Dans leur réplique, les avocats de la partie civile estiment qu’il y a bel et bien infraction et que le ministère public ferait tout pour innocenter la prévenue. Ils ont même accusé le parquet d’être devenu “avocat de la défense” dans cette affaire.
« Nous avons un avocat de la défense et un avocat du ministère public. Dans le procès-verbal, Laouratou Hann a affirmé avoir ordonné à son vigile de couper l’électricité. Son aveu est la reine des preuves. Je n’ai pas reconnu le ministère public. Le protecteur de la loi est devenu avocat de la défense. Le ministère public nous enseigne que venir interrompre l’électricité chez quelqu’un n’est pas une infraction. L’huissier est venu quelques jours après la coupure. Le parquet fait tout pour innocenter la prévenue. Une personne a coupé le courant et le parquet n’a pas cherché à l’identifier. L’article 523 est très clair. Elle ne peut pas échapper », ont indiqué les conseils de la partie civile.
Revenant à la charge, le parquet insiste être du côté de la vérité.

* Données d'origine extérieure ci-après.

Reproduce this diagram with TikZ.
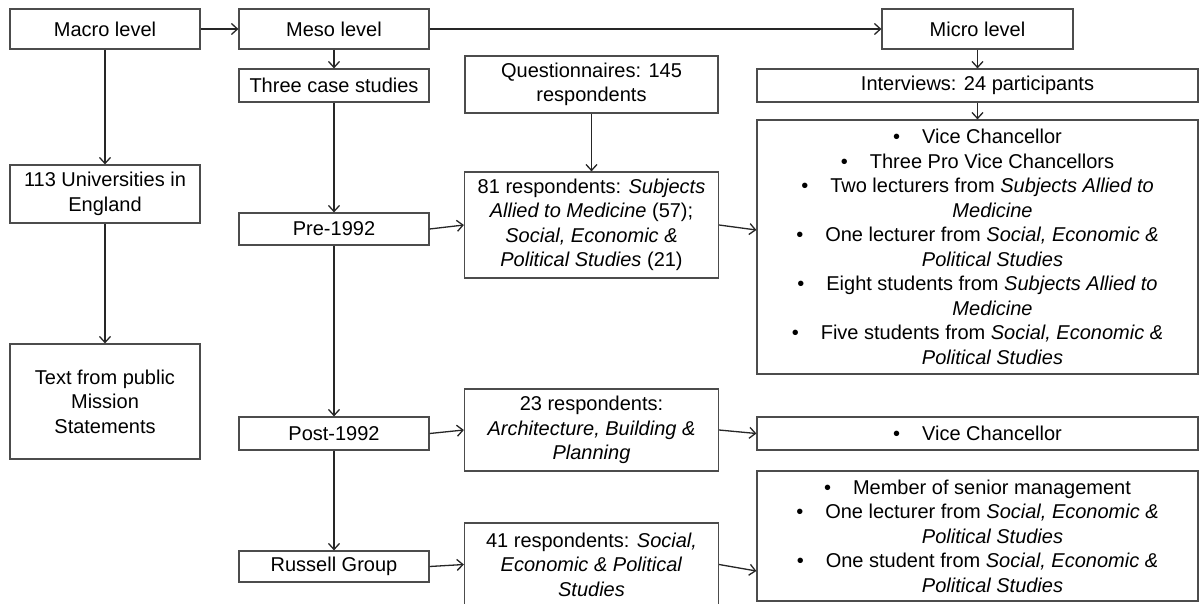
\documentclass[tikz,border=0pt]{standalone}
\usepackage{fontspec}
\setmainfont{Liberation Sans}
\usetikzlibrary{arrows.meta}
\newcommand{\bitem}{\textbullet\hspace{22pt}}
\newcommand{\cont}{\hspace*{30pt}}
\begin{document}
\begin{tikzpicture}[x=1pt,y=-1pt,
  box/.style={draw=black!70, line width=1.2pt, inner sep=0pt, align=center,
    font=\fontsize{20}{24.5}\selectfont},
  arr/.style={-{Straight Barb[length=6pt,width=11pt]}, line width=1.3pt, draw=black!85}]
\useasboundingbox[fill=white] (0,0) rectangle (1200,603);
% macro column
\node[box, minimum width=190pt, minimum height=40pt] (macro) at (105,29) {Macro level};
\node[box, minimum width=190pt, minimum height=58pt] (univ) at (105,194) {113 Universities in\\England};
\node[box, minimum width=190pt, minimum height=115pt] (mission) at (105,401.5) {Text from public\\Mission\\Statements};
% meso column
\node[box, minimum width=190pt, minimum height=40pt] (meso) at (334,29) {Meso level};
\node[box, minimum width=190pt, minimum height=33pt] (three) at (334,85.5) {Three case studies};
\node[box, minimum width=190pt, minimum height=32pt] (pre) at (334,229) {Pre-1992};
\node[box, minimum width=190pt, minimum height=33pt] (post) at (334,433.5) {Post-1992};
\node[box, minimum width=190pt, minimum height=31pt] (russell) at (334,566.5) {Russell Group};
% questionnaire column
\node[box, minimum width=253pt, minimum height=57pt] (quest) at (591.5,84.5) {Questionnaires: 145\\respondents};
\node[box, minimum width=254pt, minimum height=106pt] (r81) at (591.5,225) {81 respondents: \textit{Subjects}\\\textit{Allied to Medicine} (57);\\\textit{Social, Economic \&}\\\textit{Political Studies} (21)};
\node[box, minimum width=254pt, minimum height=82pt] (r23) at (591.5,430) {23 respondents:\\\textit{Architecture, Building \&}\\\textit{Planning}};
\node[box, minimum width=254pt, minimum height=83pt] (r41) at (591.5,564.5) {41 respondents: \textit{Social,}\\\textit{Economic \& Political}\\\textit{Studies}};
% micro column
\node[box, minimum width=191pt, minimum height=40pt] (micro) at (977.5,29) {Micro level};
\node[box, minimum width=441pt, minimum height=33pt] (interv) at (977.5,85.5) {Interviews: 24 participants};
\node[box, minimum width=441pt, minimum height=254pt] (mbig) at (977.5,247) {\bitem Vice Chancellor\\
\bitem Three Pro Vice Chancellors\\
\bitem Two lecturers from \textit{Subjects Allied to}\\
\cont\textit{Medicine}\\
\bitem One lecturer from \textit{Social, Economic \&}\\
\cont\textit{Political Studies}\\
\bitem Eight students from \textit{Subjects Allied to}\\
\cont\textit{Medicine}\\
\bitem Five students from \textit{Social, Economic \&}\\
\cont\textit{Political Studies}};
\node[box, minimum width=441pt, minimum height=33pt] (vc) at (977.5,433.5) {\bitem Vice Chancellor};
\node[box, minimum width=441pt, minimum height=130pt] (mbot) at (977.5,536) {\bitem Member of senior management\\
\bitem One lecturer from \textit{Social, Economic \&}\\
\cont\textit{Political Studies}\\
\bitem One student from \textit{Social, Economic \&}\\
\cont\textit{Political Studies}};
% connectors
\draw[arr] (macro.east) -- (meso.west);
\draw[arr] (meso.east) -- (micro.west);
\draw[arr] (macro.south) -- (univ.north);
\draw[arr] (univ.south) -- (mission.north);
\draw[arr] (meso.south) -- (three.north);
\draw[arr] (three.south) -- (pre.north);
\draw[arr] (pre.south) -- (post.north);
\draw[arr] (post.south) -- (russell.north);
\draw[arr] (quest.south) -- (r81.north);
\draw[arr] (micro.south) -- (interv.north);
\draw[arr] (interv.south) -- (mbig.north);
\draw[arr] (pre.east) -- (r81.west);
\draw[arr] (post.east) -- (r23.west);
\draw[arr] (russell.east) -- (r41.west);
\draw[arr] (r81.east) -- ([yshift=17pt]mbig.west);
\draw[arr] (r23.east) -- (vc.west);
\draw[arr] (r41.east) -- ([yshift=-35pt]mbot.west);
\end{tikzpicture}
\end{document}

« Il y a une différence entre un avocat éloquent et arrogant. Le fait d’aller couper l’électricité n’est pas une infraction, mais ça peut poser une infraction. L’huissier n’a pas vu ce qui est détruit. Il faut rester du côté de la vérité. L’instruction définitive est à la barre », a répliqué le ministère public.
Même son de cloche pour l’avocat de la défense.
« La coupure d’électricité n’est pas une infraction. C’est elle qui est liée à l’EDG. La partie civile est embarrassée et incapable d’apporter une preuve. Il n’y a aucune preuve de destruction de biens, objet de jugement. Sur la base de quoi ils peuvent demander la réparation ? », se demande maître Lancinet Sylla.
Finalement, le tribunal (présidé par le juge Lansana Keïta) a mis le dossier en délibéré pour décision être rendue le 19 février prochain.